Restate word for word the lines of the records below, starting at the line that contains "Recreate this image" and ending at the line that contains "population = [5102, 5648, 6997, 7076, 6896, 7010, 7511]", with both of those lines included and nothing else.

==== Data to process

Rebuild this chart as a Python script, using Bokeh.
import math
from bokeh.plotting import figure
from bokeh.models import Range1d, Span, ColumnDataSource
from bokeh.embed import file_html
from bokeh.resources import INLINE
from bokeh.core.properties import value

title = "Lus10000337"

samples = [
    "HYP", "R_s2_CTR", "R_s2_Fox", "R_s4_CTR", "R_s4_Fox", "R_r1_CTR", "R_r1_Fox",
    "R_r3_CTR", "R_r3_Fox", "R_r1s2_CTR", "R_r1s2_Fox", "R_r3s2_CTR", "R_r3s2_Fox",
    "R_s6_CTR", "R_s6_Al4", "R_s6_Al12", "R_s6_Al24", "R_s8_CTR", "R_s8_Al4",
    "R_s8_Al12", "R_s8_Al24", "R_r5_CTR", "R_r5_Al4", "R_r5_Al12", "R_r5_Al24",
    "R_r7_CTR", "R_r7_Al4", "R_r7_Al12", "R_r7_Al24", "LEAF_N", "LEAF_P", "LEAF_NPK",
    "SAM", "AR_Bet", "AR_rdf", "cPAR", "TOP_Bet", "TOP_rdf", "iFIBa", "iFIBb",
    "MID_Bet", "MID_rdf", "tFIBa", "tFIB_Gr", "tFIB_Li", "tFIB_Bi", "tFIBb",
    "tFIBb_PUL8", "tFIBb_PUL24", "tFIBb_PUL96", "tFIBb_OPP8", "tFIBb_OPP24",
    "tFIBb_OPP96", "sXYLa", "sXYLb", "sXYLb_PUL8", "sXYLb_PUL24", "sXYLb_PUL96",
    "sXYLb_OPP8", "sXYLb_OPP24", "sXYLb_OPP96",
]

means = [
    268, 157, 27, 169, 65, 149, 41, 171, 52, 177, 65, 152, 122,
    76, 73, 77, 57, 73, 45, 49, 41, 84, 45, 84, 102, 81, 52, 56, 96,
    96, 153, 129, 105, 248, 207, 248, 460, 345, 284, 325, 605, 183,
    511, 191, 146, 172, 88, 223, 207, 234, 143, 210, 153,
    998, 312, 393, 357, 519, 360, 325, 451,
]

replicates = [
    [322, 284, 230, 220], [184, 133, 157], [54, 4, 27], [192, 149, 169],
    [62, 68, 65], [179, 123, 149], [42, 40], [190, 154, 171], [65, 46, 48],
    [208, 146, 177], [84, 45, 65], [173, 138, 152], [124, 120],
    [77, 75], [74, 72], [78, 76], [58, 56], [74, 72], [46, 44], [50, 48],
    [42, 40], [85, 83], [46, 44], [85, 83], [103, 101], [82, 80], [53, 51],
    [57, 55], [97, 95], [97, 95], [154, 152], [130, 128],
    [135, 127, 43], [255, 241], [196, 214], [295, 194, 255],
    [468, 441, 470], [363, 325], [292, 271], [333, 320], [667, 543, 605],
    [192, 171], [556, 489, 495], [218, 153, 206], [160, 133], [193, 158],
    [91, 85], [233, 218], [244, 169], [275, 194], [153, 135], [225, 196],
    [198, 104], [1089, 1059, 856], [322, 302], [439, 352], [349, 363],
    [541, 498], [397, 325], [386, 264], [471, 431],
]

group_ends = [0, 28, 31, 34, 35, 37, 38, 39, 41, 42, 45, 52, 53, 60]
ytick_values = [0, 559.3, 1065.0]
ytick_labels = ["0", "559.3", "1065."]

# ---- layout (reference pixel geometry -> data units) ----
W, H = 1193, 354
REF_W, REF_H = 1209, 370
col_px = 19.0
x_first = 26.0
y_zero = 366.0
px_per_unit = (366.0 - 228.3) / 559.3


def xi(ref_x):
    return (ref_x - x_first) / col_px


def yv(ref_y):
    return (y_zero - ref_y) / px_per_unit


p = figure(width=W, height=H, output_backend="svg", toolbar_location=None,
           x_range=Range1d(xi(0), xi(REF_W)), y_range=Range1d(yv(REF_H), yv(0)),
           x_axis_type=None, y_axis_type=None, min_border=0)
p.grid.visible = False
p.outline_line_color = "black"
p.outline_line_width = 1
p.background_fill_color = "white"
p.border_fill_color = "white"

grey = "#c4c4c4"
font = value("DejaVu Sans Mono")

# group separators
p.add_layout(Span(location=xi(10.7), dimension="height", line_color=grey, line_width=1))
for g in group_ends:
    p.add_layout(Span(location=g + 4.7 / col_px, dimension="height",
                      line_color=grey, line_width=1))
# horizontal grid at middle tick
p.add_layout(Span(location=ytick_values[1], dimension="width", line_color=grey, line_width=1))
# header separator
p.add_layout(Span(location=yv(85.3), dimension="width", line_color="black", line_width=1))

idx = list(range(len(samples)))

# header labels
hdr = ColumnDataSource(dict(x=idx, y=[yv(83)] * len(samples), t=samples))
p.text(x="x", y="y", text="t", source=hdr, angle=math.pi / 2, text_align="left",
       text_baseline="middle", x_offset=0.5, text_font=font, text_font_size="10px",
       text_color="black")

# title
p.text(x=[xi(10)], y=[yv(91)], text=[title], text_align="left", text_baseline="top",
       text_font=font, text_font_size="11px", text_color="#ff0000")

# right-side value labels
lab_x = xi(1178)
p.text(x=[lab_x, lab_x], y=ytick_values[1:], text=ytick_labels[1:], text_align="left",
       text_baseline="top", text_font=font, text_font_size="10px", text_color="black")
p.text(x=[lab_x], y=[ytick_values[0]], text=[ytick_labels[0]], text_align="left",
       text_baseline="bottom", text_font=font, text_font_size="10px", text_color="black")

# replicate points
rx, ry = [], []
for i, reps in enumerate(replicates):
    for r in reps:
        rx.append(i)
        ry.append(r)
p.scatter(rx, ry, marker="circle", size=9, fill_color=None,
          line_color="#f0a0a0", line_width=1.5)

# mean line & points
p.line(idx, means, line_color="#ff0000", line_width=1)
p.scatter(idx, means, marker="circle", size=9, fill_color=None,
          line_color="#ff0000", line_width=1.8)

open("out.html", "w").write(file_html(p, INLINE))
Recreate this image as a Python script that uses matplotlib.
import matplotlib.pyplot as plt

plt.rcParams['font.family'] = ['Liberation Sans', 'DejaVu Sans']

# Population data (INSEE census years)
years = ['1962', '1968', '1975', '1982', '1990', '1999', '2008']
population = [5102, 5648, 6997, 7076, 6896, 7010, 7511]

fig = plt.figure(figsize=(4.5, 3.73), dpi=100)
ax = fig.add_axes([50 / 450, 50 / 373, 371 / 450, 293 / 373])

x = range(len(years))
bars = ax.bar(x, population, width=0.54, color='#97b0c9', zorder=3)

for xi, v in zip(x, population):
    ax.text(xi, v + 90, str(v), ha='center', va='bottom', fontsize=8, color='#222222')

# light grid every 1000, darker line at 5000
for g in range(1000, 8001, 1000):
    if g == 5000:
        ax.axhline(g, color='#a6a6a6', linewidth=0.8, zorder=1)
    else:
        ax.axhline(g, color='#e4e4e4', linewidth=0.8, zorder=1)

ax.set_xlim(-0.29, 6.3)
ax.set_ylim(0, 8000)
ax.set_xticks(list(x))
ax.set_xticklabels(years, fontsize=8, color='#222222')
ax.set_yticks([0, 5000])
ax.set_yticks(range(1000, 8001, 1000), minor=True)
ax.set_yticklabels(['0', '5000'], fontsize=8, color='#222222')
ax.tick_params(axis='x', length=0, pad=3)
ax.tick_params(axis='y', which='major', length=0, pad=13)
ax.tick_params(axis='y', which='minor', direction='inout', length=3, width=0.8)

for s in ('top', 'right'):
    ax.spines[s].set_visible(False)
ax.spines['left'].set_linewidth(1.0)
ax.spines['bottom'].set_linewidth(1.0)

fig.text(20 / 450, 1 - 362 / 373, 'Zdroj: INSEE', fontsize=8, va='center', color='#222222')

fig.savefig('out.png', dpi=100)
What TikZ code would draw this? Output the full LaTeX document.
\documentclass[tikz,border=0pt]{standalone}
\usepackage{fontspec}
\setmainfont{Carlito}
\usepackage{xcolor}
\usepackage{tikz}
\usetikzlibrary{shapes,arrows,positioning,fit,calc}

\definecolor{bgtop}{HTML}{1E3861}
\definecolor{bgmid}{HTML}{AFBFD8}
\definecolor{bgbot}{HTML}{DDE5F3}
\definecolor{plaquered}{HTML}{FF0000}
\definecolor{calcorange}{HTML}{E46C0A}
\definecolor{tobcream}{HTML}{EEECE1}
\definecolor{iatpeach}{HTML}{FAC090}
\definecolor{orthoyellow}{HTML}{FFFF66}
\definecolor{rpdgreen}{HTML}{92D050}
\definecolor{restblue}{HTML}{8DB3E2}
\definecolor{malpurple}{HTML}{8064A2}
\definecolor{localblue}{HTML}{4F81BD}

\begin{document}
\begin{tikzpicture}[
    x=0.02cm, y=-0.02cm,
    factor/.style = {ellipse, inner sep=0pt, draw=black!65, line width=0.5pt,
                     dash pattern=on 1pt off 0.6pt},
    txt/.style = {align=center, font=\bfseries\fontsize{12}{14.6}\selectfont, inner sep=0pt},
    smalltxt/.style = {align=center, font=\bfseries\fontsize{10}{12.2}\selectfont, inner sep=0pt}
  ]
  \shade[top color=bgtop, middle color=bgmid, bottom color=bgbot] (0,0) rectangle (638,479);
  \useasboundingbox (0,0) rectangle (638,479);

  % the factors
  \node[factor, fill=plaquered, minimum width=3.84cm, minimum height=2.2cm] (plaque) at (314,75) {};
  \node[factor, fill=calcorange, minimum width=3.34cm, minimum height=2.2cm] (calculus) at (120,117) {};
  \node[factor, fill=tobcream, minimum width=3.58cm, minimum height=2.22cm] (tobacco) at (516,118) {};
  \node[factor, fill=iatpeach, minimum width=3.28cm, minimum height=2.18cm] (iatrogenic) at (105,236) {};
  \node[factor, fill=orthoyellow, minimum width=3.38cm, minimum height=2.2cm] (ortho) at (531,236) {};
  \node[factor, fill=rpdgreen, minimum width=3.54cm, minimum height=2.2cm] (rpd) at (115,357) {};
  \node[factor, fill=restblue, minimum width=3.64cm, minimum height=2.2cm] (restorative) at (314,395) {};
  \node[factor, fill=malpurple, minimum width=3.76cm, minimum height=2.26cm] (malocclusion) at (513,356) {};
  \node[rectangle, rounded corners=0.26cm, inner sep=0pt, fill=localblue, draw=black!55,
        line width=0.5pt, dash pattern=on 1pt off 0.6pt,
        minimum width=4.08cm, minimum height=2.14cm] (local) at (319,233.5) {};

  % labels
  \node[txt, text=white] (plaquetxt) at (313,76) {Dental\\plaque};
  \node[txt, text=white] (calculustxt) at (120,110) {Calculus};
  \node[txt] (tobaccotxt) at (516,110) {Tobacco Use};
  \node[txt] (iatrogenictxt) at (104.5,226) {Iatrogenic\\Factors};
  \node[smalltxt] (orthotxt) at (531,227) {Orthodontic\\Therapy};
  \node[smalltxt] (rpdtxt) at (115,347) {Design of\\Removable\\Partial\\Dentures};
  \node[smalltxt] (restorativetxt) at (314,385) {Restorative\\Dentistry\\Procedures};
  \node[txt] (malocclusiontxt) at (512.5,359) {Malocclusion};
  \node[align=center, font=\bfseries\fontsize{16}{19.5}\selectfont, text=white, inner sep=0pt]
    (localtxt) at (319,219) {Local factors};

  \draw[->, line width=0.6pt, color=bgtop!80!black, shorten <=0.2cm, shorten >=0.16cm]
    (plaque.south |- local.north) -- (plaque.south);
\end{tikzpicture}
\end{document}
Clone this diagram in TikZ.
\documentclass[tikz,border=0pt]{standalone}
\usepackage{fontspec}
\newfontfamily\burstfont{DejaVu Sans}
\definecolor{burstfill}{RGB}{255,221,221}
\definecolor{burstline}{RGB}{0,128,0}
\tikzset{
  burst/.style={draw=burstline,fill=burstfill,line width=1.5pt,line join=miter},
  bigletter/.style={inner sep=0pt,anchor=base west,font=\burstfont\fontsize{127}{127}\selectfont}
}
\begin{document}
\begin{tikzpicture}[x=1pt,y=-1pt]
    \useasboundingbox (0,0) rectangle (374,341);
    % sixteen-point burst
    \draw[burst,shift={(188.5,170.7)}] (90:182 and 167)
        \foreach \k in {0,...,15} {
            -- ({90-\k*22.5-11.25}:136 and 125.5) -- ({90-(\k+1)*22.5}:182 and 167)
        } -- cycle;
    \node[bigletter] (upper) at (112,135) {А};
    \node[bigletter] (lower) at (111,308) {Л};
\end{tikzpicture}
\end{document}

========

### Result of the exercise:
Recreate this image as a Python script that uses matplotlib.
import matplotlib.pyplot as plt

plt.rcParams['font.family'] = ['Liberation Sans', 'DejaVu Sans']

# Population data (INSEE census years)
years = ['1962', '1968', '1975', '1982', '1990', '1999', '2008']
population = [5102, 5648, 6997, 7076, 6896, 7010, 7511]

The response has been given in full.